# Recorded information
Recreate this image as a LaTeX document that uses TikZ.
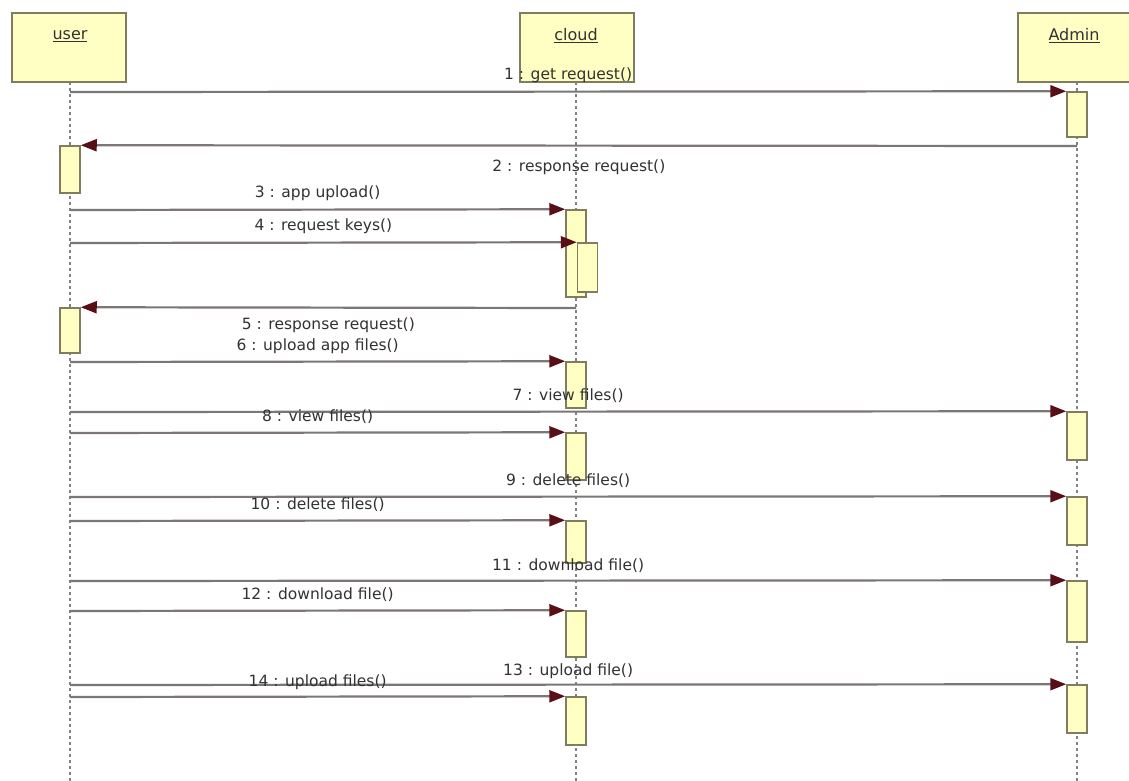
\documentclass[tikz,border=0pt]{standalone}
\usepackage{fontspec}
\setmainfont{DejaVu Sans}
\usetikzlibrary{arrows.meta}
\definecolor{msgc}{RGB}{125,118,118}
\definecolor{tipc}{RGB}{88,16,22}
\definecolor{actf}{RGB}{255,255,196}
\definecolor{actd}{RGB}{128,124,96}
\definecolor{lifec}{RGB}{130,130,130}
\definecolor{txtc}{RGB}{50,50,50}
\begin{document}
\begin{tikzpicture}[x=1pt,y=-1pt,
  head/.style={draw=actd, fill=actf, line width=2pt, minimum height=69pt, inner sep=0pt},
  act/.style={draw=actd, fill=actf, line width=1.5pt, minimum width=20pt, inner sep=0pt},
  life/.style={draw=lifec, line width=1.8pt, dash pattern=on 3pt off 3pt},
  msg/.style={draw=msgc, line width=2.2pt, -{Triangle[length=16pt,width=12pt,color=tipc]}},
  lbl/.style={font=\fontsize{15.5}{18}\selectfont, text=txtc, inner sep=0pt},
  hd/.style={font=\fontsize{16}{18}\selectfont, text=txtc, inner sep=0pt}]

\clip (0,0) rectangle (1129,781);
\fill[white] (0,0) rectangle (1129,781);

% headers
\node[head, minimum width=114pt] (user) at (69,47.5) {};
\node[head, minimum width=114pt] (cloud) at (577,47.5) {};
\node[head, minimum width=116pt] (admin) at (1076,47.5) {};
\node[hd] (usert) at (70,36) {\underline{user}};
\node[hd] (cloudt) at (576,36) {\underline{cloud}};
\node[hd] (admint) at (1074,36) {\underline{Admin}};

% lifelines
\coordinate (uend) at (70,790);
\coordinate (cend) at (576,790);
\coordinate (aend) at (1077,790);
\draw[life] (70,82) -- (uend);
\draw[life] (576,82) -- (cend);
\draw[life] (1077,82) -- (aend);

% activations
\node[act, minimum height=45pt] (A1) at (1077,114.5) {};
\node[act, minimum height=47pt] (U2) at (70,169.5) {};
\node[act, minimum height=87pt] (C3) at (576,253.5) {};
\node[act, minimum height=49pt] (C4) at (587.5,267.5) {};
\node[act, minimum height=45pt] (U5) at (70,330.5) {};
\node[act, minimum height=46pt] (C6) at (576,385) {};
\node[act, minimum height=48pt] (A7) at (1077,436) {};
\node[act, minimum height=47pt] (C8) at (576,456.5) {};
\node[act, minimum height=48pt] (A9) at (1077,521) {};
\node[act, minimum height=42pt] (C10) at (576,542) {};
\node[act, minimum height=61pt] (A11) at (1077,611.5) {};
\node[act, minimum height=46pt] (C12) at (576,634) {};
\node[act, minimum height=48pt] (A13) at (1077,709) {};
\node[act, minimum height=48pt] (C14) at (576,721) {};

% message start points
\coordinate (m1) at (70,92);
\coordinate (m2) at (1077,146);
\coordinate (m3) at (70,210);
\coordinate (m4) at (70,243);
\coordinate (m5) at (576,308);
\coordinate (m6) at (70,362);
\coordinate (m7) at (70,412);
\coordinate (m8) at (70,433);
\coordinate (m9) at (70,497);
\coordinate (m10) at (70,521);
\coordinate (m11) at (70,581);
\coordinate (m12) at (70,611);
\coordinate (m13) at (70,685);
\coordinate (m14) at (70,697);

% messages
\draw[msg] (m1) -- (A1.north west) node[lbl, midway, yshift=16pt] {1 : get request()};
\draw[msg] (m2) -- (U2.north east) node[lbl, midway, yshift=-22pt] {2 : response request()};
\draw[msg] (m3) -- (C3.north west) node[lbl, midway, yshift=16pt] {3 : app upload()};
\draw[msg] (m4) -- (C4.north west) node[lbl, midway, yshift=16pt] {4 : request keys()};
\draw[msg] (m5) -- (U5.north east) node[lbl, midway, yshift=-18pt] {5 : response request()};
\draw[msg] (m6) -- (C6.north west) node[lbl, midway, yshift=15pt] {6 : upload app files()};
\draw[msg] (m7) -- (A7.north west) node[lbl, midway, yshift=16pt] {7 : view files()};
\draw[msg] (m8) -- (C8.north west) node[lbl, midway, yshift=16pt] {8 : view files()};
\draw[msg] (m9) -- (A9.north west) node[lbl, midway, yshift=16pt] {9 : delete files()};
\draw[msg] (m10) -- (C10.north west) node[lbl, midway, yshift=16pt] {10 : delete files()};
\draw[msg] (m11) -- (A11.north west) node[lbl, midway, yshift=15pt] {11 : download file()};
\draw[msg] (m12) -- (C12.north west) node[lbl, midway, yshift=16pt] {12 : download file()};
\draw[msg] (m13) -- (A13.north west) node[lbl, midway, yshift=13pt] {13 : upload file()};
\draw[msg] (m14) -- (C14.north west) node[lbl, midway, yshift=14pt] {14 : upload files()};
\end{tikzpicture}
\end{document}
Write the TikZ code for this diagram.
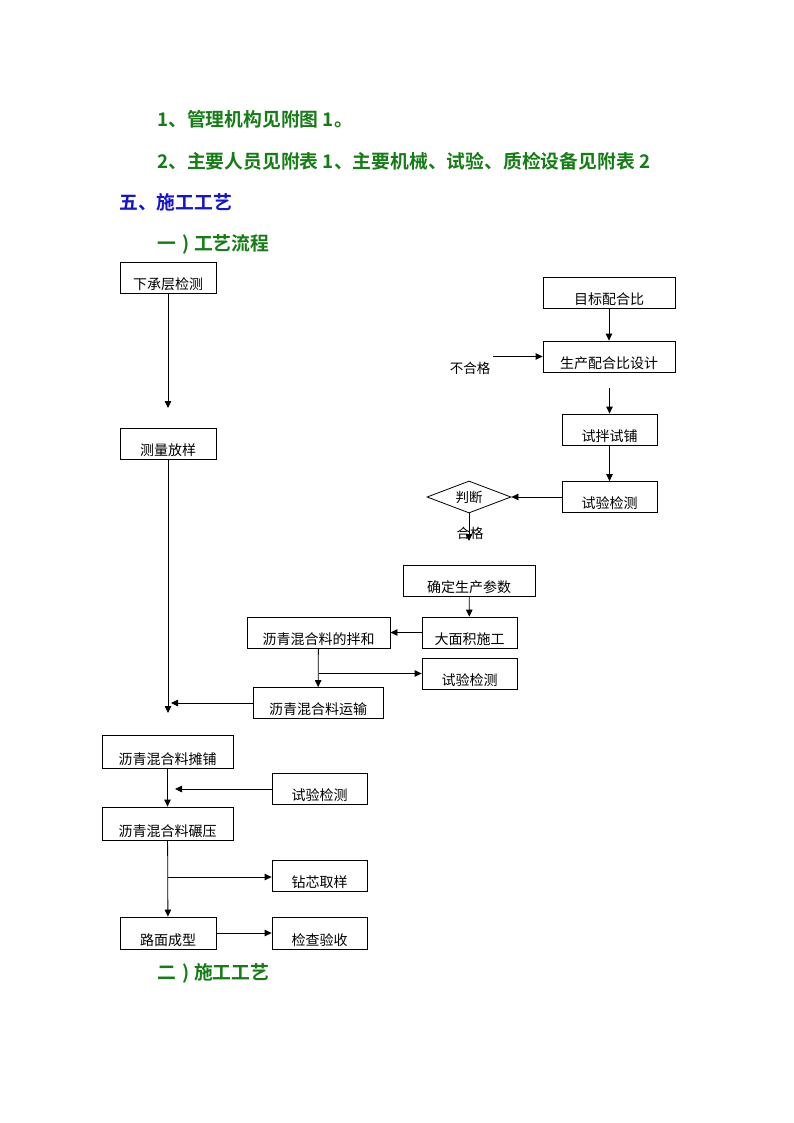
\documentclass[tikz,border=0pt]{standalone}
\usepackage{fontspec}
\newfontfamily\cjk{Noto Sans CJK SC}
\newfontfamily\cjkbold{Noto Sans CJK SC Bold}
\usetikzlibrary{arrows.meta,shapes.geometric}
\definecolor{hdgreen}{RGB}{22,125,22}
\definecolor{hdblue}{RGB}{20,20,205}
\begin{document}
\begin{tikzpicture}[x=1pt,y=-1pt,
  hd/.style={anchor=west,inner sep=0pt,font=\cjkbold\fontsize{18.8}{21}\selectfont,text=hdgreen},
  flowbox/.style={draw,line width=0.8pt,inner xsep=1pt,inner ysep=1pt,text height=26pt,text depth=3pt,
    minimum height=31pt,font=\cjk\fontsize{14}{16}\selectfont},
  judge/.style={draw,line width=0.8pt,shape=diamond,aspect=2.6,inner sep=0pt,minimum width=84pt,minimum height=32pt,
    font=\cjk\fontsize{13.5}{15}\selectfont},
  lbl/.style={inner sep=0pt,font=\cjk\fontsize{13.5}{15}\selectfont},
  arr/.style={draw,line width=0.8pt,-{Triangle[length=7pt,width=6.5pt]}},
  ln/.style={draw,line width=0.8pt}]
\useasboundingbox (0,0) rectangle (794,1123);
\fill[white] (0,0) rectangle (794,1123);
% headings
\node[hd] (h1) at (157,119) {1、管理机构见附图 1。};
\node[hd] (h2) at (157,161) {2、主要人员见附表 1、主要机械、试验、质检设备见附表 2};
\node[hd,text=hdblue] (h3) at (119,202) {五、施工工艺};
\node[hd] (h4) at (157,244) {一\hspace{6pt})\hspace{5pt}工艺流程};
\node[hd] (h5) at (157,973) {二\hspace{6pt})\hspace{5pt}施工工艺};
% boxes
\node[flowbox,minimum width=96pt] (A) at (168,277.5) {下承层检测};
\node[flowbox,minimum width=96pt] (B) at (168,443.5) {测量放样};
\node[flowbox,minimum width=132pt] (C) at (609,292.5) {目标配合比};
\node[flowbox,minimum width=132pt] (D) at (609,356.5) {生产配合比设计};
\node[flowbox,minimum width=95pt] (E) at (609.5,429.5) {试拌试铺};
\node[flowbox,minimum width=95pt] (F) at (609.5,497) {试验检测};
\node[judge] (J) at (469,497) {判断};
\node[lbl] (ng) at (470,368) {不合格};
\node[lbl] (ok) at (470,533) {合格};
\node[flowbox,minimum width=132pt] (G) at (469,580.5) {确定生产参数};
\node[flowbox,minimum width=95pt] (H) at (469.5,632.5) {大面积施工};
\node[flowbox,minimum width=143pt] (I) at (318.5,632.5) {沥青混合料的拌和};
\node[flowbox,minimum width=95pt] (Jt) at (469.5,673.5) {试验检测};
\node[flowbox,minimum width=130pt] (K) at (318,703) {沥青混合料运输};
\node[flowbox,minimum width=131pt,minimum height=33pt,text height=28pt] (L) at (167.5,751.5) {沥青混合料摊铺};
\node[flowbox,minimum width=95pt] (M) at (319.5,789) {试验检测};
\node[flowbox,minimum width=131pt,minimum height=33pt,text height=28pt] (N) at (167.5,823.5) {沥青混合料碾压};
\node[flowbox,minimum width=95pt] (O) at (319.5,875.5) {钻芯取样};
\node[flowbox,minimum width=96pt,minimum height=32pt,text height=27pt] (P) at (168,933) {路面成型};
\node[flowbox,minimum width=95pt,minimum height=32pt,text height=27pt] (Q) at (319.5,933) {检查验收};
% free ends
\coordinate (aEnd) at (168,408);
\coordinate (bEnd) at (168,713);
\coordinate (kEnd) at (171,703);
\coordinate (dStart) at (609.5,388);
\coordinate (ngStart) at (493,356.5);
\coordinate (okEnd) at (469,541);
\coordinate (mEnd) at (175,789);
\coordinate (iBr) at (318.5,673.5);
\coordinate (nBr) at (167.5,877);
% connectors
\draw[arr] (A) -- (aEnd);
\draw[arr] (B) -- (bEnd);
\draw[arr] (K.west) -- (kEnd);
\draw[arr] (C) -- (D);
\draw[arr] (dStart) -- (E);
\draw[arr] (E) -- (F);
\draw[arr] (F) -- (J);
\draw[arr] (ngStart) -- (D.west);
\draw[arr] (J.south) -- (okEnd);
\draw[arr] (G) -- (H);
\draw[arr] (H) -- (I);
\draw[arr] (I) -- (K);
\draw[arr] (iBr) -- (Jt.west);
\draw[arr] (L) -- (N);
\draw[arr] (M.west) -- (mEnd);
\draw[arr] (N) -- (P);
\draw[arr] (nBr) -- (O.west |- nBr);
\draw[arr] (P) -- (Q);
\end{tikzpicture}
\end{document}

# Aim of the exercise
Reproduce, word for word, every line from the start of the records down to and including the line with "(1077,82) -- (aend);"; skip the pictures.

# Solution
Recreate this image as a LaTeX document that uses TikZ.
\documentclass[tikz,border=0pt]{standalone}
\usepackage{fontspec}
\setmainfont{DejaVu Sans}
\usetikzlibrary{arrows.meta}
\definecolor{msgc}{RGB}{125,118,118}
\definecolor{tipc}{RGB}{88,16,22}
\definecolor{actf}{RGB}{255,255,196}
\definecolor{actd}{RGB}{128,124,96}
\definecolor{lifec}{RGB}{130,130,130}
\definecolor{txtc}{RGB}{50,50,50}
\begin{document}
\begin{tikzpicture}[x=1pt,y=-1pt,
  head/.style={draw=actd, fill=actf, line width=2pt, minimum height=69pt, inner sep=0pt},
  act/.style={draw=actd, fill=actf, line width=1.5pt, minimum width=20pt, inner sep=0pt},
  life/.style={draw=lifec, line width=1.8pt, dash pattern=on 3pt off 3pt},
  msg/.style={draw=msgc, line width=2.2pt, -{Triangle[length=16pt,width=12pt,color=tipc]}},
  lbl/.style={font=\fontsize{15.5}{18}\selectfont, text=txtc, inner sep=0pt},
  hd/.style={font=\fontsize{16}{18}\selectfont, text=txtc, inner sep=0pt}]

\clip (0,0) rectangle (1129,781);
\fill[white] (0,0) rectangle (1129,781);

% headers
\node[head, minimum width=114pt] (user) at (69,47.5) {};
\node[head, minimum width=114pt] (cloud) at (577,47.5) {};
\node[head, minimum width=116pt] (admin) at (1076,47.5) {};
\node[hd] (usert) at (70,36) {\underline{user}};
\node[hd] (cloudt) at (576,36) {\underline{cloud}};
\node[hd] (admint) at (1074,36) {\underline{Admin}};

% lifelines
\coordinate (uend) at (70,790);
\coordinate (cend) at (576,790);
\coordinate (aend) at (1077,790);
\draw[life] (70,82) -- (uend);
\draw[life] (576,82) -- (cend);
\draw[life] (1077,82) -- (aend);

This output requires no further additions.